Yesterday, the NDSR cohort and mentors met for their first enrichment session with guest facilitator Howard Besser, Professor of Cinema Studies and Associate Director of New York University’s Moving Image Archiving & Preservation Program (MIAP) and all around archivist badass.
During the Occupy Movement, Howard worked with Activist Archivists to get Occupy members in NYC to archive their photographs and footage of the event. The lessons he shared with us from that experience are applicable to anyone who’s doing a community archiving project or wants to archive a contemporary event effectively.
Howard’s Badass Lessons about Effective Community Archiving:
- Speak their language. For the umpteenth time, no one cares about metadata, and no one really thinks their things are worth archiving. The way to convince people is to understand what matters to them and how archiving can address their needs. See this Activist Archivist’s flyer as an example.

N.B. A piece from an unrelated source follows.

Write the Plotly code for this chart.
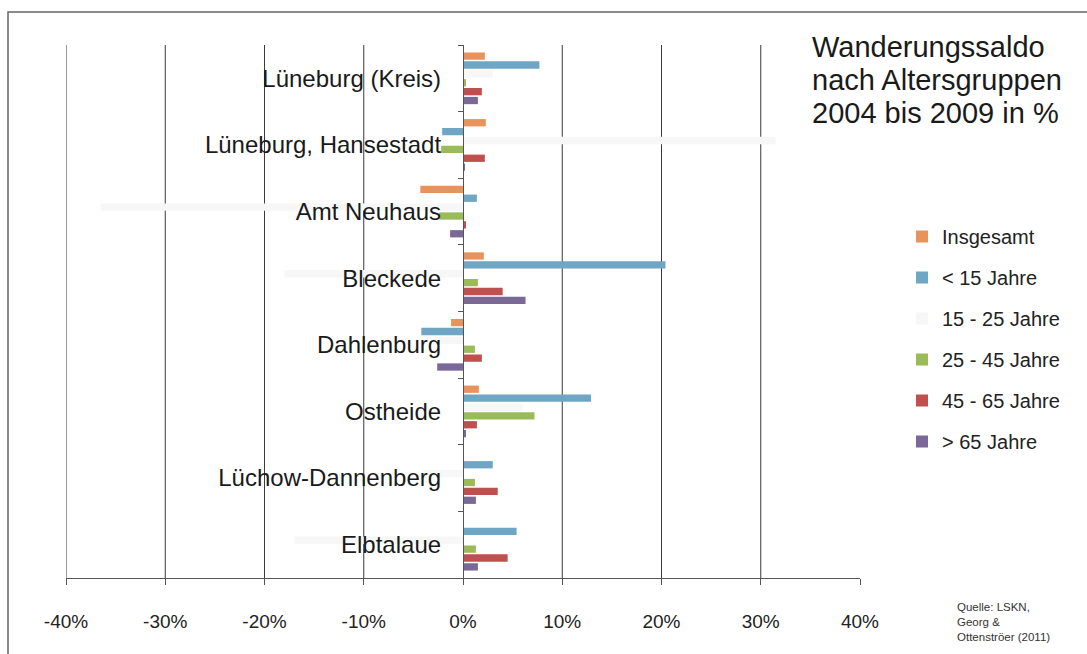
import plotly.graph_objects as go

# ---------------- data ----------------
categories = ["Lüneburg (Kreis)", "Lüneburg, Hansestadt", "Amt Neuhaus", "Bleckede",
              "Dahlenburg", "Ostheide", "Lüchow-Dannenberg", "Elbtalaue"]

series_names = ["Insgesamt", "< 15 Jahre", "15 - 25 Jahre", "25 - 45 Jahre",
                "45 - 65 Jahre", "> 65 Jahre"]

insgesamt = [2.2, 2.3, -4.3, 2.1, -1.2, 1.6, 0.1, 0.1]
unter15 = [7.7, -2.1, 1.4, 20.4, -4.2, 12.9, 3.0, 5.4]
j15_25 = [3.0, 31.5, -36.5, -18.0, -3.0, 6.0, -4.0, -17.0]
j25_45 = [0.3, -2.2, -2.4, 1.5, 1.2, 7.2, 1.2, 1.3]
j45_65 = [1.9, 2.2, 0.3, 4.0, 1.9, 1.4, 3.5, 4.5]
ueber65 = [1.5, 0.2, -1.3, 6.3, -2.6, 0.3, 1.3, 1.5]

series_values = [insgesamt, unter15, j15_25, j25_45, j45_65, ueber65]
series_colors = ["#e8935c", "#6ea6c4", "#f7f7f7", "#9bbb59", "#c0504d", "#7a6896"]

x_tickvals = [-40, -30, -20, -10, 0, 10, 20, 30, 40]
x_ticktext = ["-40%", "-30%", "-20%", "-10%", "0%", "10%", "20%", "30%", "40%"]
grid_vals = [-40, -30, -20, -10, 10, 20, 30]

title_lines = ["Wanderungssaldo", "nach Altersgruppen", "2004 bis 2009 in %"]
source_text = "Quelle: LSKN,<br>Georg &<br>Ottenströer (2011)"

# ---------------- figure ----------------
FONT = "Liberation Sans, Arial, sans-serif"
fig = go.Figure()
for name, vals, col in zip(series_names, series_values, series_colors):
    fig.add_trace(go.Bar(
        y=categories, x=vals, name=name, orientation="h",
        marker=dict(color=col, line=dict(width=0)),
        legendgroup=name,
    ))

W, H = 1087, 654
L, R, T, B = 66, 227, 45, 76
pw, ph = W - L - R, H - T - B

def px(xp):
    return (xp - L) / pw

def py(yp):
    return (H - B - yp) / ph

shapes = []
for g in grid_vals:
    shapes.append(dict(type="line", xref="x", yref="paper", x0=g, x1=g, y0=0, y1=1,
                       line=dict(color="#3a3a3a", width=1), layer="below"))
# outer frame
shapes.append(dict(type="rect", xref="paper", yref="paper",
                   x0=px(8), x1=px(1095), y0=py(662), y1=py(12),
                   line=dict(color="#666666", width=1.5), layer="below"))

annotations = []
for i, line in enumerate(title_lines):
    annotations.append(dict(text=line, xref="paper", yref="paper",
                            x=px(810), y=py(47 + 33 * i), xanchor="left", yanchor="middle",
                            showarrow=False, font=dict(family=FONT, size=29, color="#1a1a1a")))
annotations.append(dict(text=source_text, xref="paper", yref="paper",
                        x=px(955), y=py(599), xanchor="left", yanchor="top", align="left",
                        showarrow=False, font=dict(family=FONT, size=11.5, color="#333333")))

fig.update_layout(
    width=W, height=H,
    margin=dict(l=L, r=R, t=T, b=B),
    paper_bgcolor="white", plot_bgcolor="white",
    barmode="group", bargap=0.2, bargroupgap=0.18,
    font=dict(family=FONT, color="#1a1a1a"),
    shapes=shapes, annotations=annotations,
    showlegend=True,
    legend=dict(x=px(902), y=py(217), xanchor="left", yanchor="top",
                traceorder="grouped", tracegroupgap=12,
                font=dict(family=FONT, size=20, color="#222222"),
                bgcolor="rgba(0,0,0,0)"),
    xaxis=dict(range=[-40, 40], tickvals=x_tickvals, ticktext=x_ticktext,
               showgrid=False, zeroline=False, showline=True, linecolor="#555555",
               linewidth=1.2, ticks="outside", ticklen=6, tickcolor="#555555",
               ticklabelstandoff=20,
               tickfont=dict(family=FONT, size=19, color="#222222")),
    yaxis=dict(type="category", autorange="reversed", anchor="free", position=0.5,
               showgrid=False, zeroline=False, showline=True, linecolor="#555555",
               linewidth=1.2, ticks="outside", tickson="boundaries", ticklen=5,
               tickcolor="#555555", ticklabelstandoff=17,
               tickfont=dict(family=FONT, size=24, color="#1a1a1a")),
)

fig.write_html("out.html")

- Build in redundancies. Archivists know that recording an accurate time, date and location on a piece of footage is incredibly important, so they gave Occupy members instructions to set their cameras accordingly before filming. Not everyone did, so they built in a redundancy- read a script on camera before filming. Not everyone did, so they built in a third redundancy- name the file using this same information! When it comes to following directions, three time’s a charm.
- Weed intelligently. They wound up with a staggering 169,000 videos, so they had to figure out how they were going to reduce them to a manageable size. They grouped videos into categories, and then asked members of Occupy Wall Street Working Groups to vote on their top 5 videos in each category. They also included a random sampling of video in the final collection to avoid contemporary bias.
- YouTube blows. Even though the videos they eventually uploaded had Creative Commons licensing, YouTube would not allow the videos to be downloaded. Besser even showed us an example of a public domain film from 1918 that you can’t download. So- make sure you do some test ingests first – watch your back – and watch your metadata. Better options are Internet Archive or Vimeo.
- Find the right tool. The app ObscuraCam, developed by Witness.org and the Guardian Project, uses facial recognition to hide people’s faces in video and photos, and can also remove identifying information like GPS and phone model information.